# [Material]
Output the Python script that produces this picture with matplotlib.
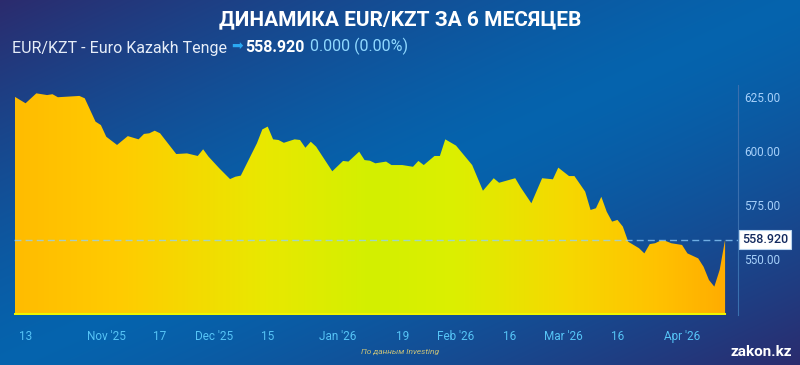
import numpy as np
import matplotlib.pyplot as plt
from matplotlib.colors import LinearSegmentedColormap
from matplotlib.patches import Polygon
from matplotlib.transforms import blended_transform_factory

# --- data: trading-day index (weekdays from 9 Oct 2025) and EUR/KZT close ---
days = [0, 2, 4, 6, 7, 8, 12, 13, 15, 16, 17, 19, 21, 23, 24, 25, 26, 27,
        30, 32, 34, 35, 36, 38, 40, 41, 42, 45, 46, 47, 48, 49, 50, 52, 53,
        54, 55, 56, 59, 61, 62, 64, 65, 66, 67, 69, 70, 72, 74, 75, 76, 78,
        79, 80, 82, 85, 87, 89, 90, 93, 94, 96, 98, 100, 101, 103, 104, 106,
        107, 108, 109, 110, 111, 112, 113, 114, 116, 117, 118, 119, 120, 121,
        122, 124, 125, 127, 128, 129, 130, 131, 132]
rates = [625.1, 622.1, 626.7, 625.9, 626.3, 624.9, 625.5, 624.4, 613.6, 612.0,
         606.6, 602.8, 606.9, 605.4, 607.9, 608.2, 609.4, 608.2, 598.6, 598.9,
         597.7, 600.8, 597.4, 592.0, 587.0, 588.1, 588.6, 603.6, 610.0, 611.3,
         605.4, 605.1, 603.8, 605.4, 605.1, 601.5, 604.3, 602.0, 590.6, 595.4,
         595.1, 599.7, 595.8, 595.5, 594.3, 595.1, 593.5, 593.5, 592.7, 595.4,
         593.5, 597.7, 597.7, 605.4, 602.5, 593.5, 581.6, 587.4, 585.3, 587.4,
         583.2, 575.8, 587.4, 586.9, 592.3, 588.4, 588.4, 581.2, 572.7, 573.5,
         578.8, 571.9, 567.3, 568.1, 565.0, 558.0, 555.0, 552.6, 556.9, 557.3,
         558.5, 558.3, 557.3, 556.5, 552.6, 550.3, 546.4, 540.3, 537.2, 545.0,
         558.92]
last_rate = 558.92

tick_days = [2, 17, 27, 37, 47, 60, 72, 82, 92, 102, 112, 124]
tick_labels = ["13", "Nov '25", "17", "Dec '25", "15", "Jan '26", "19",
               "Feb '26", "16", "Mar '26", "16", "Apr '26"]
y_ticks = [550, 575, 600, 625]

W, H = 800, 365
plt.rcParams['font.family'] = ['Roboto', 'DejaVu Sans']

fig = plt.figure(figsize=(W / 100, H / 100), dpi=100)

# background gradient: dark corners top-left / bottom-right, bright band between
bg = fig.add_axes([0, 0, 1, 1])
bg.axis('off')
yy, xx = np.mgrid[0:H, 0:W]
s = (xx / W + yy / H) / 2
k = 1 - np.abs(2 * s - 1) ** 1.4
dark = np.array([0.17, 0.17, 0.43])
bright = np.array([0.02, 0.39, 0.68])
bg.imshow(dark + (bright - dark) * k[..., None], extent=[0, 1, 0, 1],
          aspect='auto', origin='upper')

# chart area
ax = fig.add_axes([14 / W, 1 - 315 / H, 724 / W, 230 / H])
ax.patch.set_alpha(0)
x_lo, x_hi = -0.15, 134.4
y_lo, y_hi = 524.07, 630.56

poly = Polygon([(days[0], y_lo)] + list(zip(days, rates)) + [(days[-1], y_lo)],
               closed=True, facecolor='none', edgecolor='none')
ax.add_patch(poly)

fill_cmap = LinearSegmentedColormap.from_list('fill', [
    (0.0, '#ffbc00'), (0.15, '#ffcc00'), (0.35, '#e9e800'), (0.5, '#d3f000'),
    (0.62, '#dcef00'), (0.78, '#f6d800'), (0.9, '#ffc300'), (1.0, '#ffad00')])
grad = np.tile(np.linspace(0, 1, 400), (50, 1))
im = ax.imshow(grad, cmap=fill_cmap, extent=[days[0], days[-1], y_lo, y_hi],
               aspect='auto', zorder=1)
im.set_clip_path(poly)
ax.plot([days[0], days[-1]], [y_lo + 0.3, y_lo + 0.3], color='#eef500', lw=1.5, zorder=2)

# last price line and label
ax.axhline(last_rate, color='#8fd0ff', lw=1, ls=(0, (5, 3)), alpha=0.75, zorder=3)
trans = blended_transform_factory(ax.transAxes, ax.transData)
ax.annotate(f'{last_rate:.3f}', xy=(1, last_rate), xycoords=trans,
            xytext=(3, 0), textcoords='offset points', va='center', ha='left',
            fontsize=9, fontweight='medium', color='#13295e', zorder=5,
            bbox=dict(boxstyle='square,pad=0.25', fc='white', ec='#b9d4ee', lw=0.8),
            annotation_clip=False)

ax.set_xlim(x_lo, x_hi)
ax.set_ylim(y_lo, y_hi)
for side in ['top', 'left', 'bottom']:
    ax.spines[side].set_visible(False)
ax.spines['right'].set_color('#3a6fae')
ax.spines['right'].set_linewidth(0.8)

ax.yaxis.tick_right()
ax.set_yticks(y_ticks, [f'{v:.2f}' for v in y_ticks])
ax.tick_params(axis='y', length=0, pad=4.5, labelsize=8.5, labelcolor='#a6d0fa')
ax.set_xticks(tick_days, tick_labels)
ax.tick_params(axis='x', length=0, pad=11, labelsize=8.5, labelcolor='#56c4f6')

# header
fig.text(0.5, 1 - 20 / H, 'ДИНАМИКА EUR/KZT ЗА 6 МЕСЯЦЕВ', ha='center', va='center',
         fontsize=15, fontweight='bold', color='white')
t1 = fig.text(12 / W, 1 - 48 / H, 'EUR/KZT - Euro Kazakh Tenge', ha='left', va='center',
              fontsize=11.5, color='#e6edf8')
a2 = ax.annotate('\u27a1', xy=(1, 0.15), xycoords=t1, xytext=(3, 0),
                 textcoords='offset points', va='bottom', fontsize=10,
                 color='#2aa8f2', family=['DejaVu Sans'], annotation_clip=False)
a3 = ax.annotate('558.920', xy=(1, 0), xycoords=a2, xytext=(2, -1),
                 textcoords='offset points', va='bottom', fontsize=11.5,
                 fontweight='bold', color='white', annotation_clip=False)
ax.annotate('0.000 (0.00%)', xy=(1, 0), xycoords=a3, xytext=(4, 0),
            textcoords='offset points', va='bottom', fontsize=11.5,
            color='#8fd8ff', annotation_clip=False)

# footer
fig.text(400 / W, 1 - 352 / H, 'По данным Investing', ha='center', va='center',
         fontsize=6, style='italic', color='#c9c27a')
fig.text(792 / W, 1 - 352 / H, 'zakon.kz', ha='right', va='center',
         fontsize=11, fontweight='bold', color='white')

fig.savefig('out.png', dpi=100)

# [Work to complete]
Reproduce all of the data exactly, omitting each picture it holds.

# [Exercise solution]
Output the Python script that produces this picture with matplotlib.
import numpy as np
import matplotlib.pyplot as plt
from matplotlib.colors import LinearSegmentedColormap
from matplotlib.patches import Polygon
from matplotlib.transforms import blended_transform_factory

# --- data: trading-day index (weekdays from 9 Oct 2025) and EUR/KZT close ---
days = [0, 2, 4, 6, 7, 8, 12, 13, 15, 16, 17, 19, 21, 23, 24, 25, 26, 27,
        30, 32, 34, 35, 36, 38, 40, 41, 42, 45, 46, 47, 48, 49, 50, 52, 53,
        54, 55, 56, 59, 61, 62, 64, 65, 66, 67, 69, 70, 72, 74, 75, 76, 78,
        79, 80, 82, 85, 87, 89, 90, 93, 94, 96, 98, 100, 101, 103, 104, 106,
        107, 108, 109, 110, 111, 112, 113, 114, 116, 117, 118, 119, 120, 121,
        122, 124, 125, 127, 128, 129, 130, 131, 132]
rates = [625.1, 622.1, 626.7, 625.9, 626.3, 624.9, 625.5, 624.4, 613.6, 612.0,
         606.6, 602.8, 606.9, 605.4, 607.9, 608.2, 609.4, 608.2, 598.6, 598.9,
         597.7, 600.8, 597.4, 592.0, 587.0, 588.1, 588.6, 603.6, 610.0, 611.3,
         605.4, 605.1, 603.8, 605.4, 605.1, 601.5, 604.3, 602.0, 590.6, 595.4,
         595.1, 599.7, 595.8, 595.5, 594.3, 595.1, 593.5, 593.5, 592.7, 595.4,
         593.5, 597.7, 597.7, 605.4, 602.5, 593.5, 581.6, 587.4, 585.3, 587.4,
         583.2, 575.8, 587.4, 586.9, 592.3, 588.4, 588.4, 581.2, 572.7, 573.5,
         578.8, 571.9, 567.3, 568.1, 565.0, 558.0, 555.0, 552.6, 556.9, 557.3,
         558.5, 558.3, 557.3, 556.5, 552.6, 550.3, 546.4, 540.3, 537.2, 545.0,
         558.92]
last_rate = 558.92

tick_days = [2, 17, 27, 37, 47, 60, 72, 82, 92, 102, 112, 124]
tick_labels = ["13", "Nov '25", "17", "Dec '25", "15", "Jan '26", "19",
               "Feb '26", "16", "Mar '26", "16", "Apr '26"]
y_ticks = [550, 575, 600, 625]

W, H = 800, 365
plt.rcParams['font.family'] = ['Roboto', 'DejaVu Sans']

fig = plt.figure(figsize=(W / 100, H / 100), dpi=100)

# background gradient: dark corners top-left / bottom-right, bright band between
bg = fig.add_axes([0, 0, 1, 1])
bg.axis('off')
yy, xx = np.mgrid[0:H, 0:W]
s = (xx / W + yy / H) / 2
k = 1 - np.abs(2 * s - 1) ** 1.4
dark = np.array([0.17, 0.17, 0.43])
bright = np.array([0.02, 0.39, 0.68])
bg.imshow(dark + (bright - dark) * k[..., None], extent=[0, 1, 0, 1],
          aspect='auto', origin='upper')

# chart area
ax = fig.add_axes([14 / W, 1 - 315 / H, 724 / W, 230 / H])
ax.patch.set_alpha(0)
x_lo, x_hi = -0.15, 134.4
y_lo, y_hi = 524.07, 630.56

poly = Polygon([(days[0], y_lo)] + list(zip(days, rates)) + [(days[-1], y_lo)],
               closed=True, facecolor='none', edgecolor='none')
ax.add_patch(poly)

fill_cmap = LinearSegmentedColormap.from_list('fill', [
    (0.0, '#ffbc00'), (0.15, '#ffcc00'), (0.35, '#e9e800'), (0.5, '#d3f000'),
    (0.62, '#dcef00'), (0.78, '#f6d800'), (0.9, '#ffc300'), (1.0, '#ffad00')])
grad = np.tile(np.linspace(0, 1, 400), (50, 1))
im = ax.imshow(grad, cmap=fill_cmap, extent=[days[0], days[-1], y_lo, y_hi],
               aspect='auto', zorder=1)
im.set_clip_path(poly)
ax.plot([days[0], days[-1]], [y_lo + 0.3, y_lo + 0.3], color='#eef500', lw=1.5, zorder=2)

# last price line and label
ax.axhline(last_rate, color='#8fd0ff', lw=1, ls=(0, (5, 3)), alpha=0.75, zorder=3)
trans = blended_transform_factory(ax.transAxes, ax.transData)
ax.annotate(f'{last_rate:.3f}', xy=(1, last_rate), xycoords=trans,
            xytext=(3, 0), textcoords='offset points', va='center', ha='left',
            fontsize=9, fontweight='medium', color='#13295e', zorder=5,
            bbox=dict(boxstyle='square,pad=0.25', fc='white', ec='#b9d4ee', lw=0.8),
            annotation_clip=False)

ax.set_xlim(x_lo, x_hi)
ax.set_ylim(y_lo, y_hi)
for side in ['top', 'left', 'bottom']:
    ax.spines[side].set_visible(False)
ax.spines['right'].set_color('#3a6fae')
ax.spines['right'].set_linewidth(0.8)

ax.yaxis.tick_right()
ax.set_yticks(y_ticks, [f'{v:.2f}' for v in y_ticks])
ax.tick_params(axis='y', length=0, pad=4.5, labelsize=8.5, labelcolor='#a6d0fa')
ax.set_xticks(tick_days, tick_labels)
ax.tick_params(axis='x', length=0, pad=11, labelsize=8.5, labelcolor='#56c4f6')

# header
fig.text(0.5, 1 - 20 / H, 'ДИНАМИКА EUR/KZT ЗА 6 МЕСЯЦЕВ', ha='center', va='center',
         fontsize=15, fontweight='bold', color='white')
t1 = fig.text(12 / W, 1 - 48 / H, 'EUR/KZT - Euro Kazakh Tenge', ha='left', va='center',
              fontsize=11.5, color='#e6edf8')
a2 = ax.annotate('\u27a1', xy=(1, 0.15), xycoords=t1, xytext=(3, 0),
                 textcoords='offset points', va='bottom', fontsize=10,
                 color='#2aa8f2', family=['DejaVu Sans'], annotation_clip=False)
a3 = ax.annotate('558.920', xy=(1, 0), xycoords=a2, xytext=(2, -1),
                 textcoords='offset points', va='bottom', fontsize=11.5,
                 fontweight='bold', color='white', annotation_clip=False)
ax.annotate('0.000 (0.00%)', xy=(1, 0), xycoords=a3, xytext=(4, 0),
            textcoords='offset points', va='bottom', fontsize=11.5,
            color='#8fd8ff', annotation_clip=False)

# footer
fig.text(400 / W, 1 - 352 / H, 'По данным Investing', ha='center', va='center',
         fontsize=6, style='italic', color='#c9c27a')
fig.text(792 / W, 1 - 352 / H, 'zakon.kz', ha='right', va='center',
         fontsize=11, fontweight='bold', color='white')

fig.savefig('out.png', dpi=100)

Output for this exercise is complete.